TASK PROMPT:
Reproduce exactly the lines below, from the first one through the line containing "50, 60, 70];", and omit any pictures.
- - - - -
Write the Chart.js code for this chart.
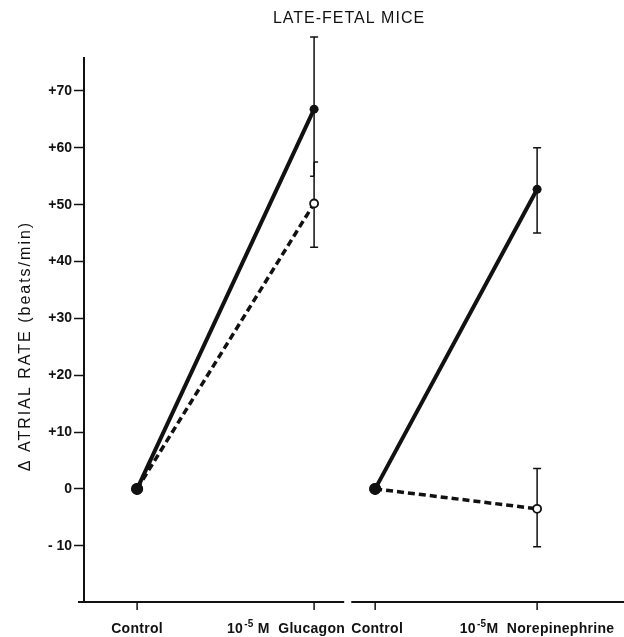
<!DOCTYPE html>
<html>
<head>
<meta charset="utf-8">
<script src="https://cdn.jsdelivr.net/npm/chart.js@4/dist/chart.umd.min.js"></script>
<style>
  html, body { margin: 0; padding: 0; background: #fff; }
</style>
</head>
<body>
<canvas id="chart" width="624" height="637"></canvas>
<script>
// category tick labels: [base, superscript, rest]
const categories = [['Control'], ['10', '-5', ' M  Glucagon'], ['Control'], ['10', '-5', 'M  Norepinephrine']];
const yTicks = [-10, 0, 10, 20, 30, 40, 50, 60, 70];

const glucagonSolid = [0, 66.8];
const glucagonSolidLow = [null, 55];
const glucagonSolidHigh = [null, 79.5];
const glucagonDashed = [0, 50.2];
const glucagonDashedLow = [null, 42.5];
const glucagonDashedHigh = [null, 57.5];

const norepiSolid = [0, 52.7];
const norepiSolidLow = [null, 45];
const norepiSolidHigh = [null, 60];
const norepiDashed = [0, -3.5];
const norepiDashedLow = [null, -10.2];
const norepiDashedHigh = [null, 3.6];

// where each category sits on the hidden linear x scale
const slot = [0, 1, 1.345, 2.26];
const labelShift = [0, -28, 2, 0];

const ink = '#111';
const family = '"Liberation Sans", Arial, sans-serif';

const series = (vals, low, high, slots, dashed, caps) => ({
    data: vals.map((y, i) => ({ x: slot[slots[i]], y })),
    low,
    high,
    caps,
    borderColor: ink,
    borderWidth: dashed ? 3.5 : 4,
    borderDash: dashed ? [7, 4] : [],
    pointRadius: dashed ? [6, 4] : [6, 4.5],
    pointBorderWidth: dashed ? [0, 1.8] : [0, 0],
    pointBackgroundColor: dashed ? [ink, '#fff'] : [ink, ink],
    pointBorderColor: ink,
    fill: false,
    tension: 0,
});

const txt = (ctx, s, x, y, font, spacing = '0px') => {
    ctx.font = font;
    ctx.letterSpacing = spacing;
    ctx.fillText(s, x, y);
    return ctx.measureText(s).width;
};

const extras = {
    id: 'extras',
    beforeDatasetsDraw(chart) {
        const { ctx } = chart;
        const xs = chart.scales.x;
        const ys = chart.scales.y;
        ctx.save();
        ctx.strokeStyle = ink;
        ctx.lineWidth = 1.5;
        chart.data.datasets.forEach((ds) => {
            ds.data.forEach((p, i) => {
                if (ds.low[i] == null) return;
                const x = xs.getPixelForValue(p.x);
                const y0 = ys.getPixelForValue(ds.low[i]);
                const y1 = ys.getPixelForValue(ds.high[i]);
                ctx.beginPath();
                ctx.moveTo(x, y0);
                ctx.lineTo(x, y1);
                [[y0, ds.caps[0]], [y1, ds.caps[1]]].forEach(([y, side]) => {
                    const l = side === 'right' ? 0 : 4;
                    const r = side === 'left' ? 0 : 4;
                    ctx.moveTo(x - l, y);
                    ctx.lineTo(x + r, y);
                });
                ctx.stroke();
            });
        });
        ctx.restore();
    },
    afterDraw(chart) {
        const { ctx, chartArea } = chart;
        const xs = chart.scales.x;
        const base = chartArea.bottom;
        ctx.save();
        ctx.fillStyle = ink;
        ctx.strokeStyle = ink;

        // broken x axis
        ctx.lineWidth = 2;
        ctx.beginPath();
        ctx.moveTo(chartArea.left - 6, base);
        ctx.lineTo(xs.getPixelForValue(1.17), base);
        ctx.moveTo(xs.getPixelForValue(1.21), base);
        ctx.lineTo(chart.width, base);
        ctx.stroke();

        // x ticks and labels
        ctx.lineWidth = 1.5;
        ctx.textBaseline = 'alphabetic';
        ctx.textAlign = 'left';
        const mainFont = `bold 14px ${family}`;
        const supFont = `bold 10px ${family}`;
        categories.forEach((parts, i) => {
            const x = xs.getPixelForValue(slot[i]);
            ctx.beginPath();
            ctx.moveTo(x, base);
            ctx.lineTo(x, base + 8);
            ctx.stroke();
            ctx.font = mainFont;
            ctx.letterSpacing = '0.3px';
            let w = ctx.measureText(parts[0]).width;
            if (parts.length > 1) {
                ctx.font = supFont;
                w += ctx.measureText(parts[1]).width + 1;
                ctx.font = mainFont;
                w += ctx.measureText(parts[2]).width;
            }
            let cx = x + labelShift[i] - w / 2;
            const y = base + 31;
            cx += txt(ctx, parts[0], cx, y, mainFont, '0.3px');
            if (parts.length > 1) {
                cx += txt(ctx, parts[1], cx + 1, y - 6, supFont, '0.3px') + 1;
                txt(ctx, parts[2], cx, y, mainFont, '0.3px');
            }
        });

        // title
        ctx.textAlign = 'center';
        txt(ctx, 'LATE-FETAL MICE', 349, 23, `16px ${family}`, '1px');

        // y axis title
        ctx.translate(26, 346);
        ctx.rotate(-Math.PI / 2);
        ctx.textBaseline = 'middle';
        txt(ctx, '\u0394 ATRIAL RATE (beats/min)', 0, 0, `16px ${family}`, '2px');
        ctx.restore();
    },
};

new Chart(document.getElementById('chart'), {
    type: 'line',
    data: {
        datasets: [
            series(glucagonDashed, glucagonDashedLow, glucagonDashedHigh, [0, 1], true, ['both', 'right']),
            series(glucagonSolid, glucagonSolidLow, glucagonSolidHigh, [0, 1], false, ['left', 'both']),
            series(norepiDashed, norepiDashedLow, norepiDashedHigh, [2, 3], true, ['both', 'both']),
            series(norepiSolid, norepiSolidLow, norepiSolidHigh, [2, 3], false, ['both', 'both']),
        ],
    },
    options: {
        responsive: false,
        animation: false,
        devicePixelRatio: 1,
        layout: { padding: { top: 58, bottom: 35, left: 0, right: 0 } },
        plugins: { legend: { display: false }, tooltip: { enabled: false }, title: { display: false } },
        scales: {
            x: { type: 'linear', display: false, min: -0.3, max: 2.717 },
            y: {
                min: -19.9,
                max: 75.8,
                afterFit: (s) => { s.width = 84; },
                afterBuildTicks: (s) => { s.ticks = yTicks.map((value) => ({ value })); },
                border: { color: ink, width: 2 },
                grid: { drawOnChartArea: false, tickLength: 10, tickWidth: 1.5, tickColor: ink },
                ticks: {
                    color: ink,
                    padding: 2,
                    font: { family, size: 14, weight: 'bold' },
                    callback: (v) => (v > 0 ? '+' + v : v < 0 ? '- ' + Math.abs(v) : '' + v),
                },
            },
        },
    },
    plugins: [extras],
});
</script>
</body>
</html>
- - - - -
THE COMPLETED TASK:
Write the Chart.js code for this chart.
<!DOCTYPE html>
<html>
<head>
<meta charset="utf-8">
<script src="https://cdn.jsdelivr.net/npm/chart.js@4/dist/chart.umd.min.js"></script>
<style>
  html, body { margin: 0; padding: 0; background: #fff; }
</style>
</head>
<body>
<canvas id="chart" width="624" height="637"></canvas>
<script>
// category tick labels: [base, superscript, rest]
const categories = [['Control'], ['10', '-5', ' M  Glucagon'], ['Control'], ['10', '-5', 'M  Norepinephrine']];
const yTicks = [-10, 0, 10, 20, 30, 40, 50, 60, 70];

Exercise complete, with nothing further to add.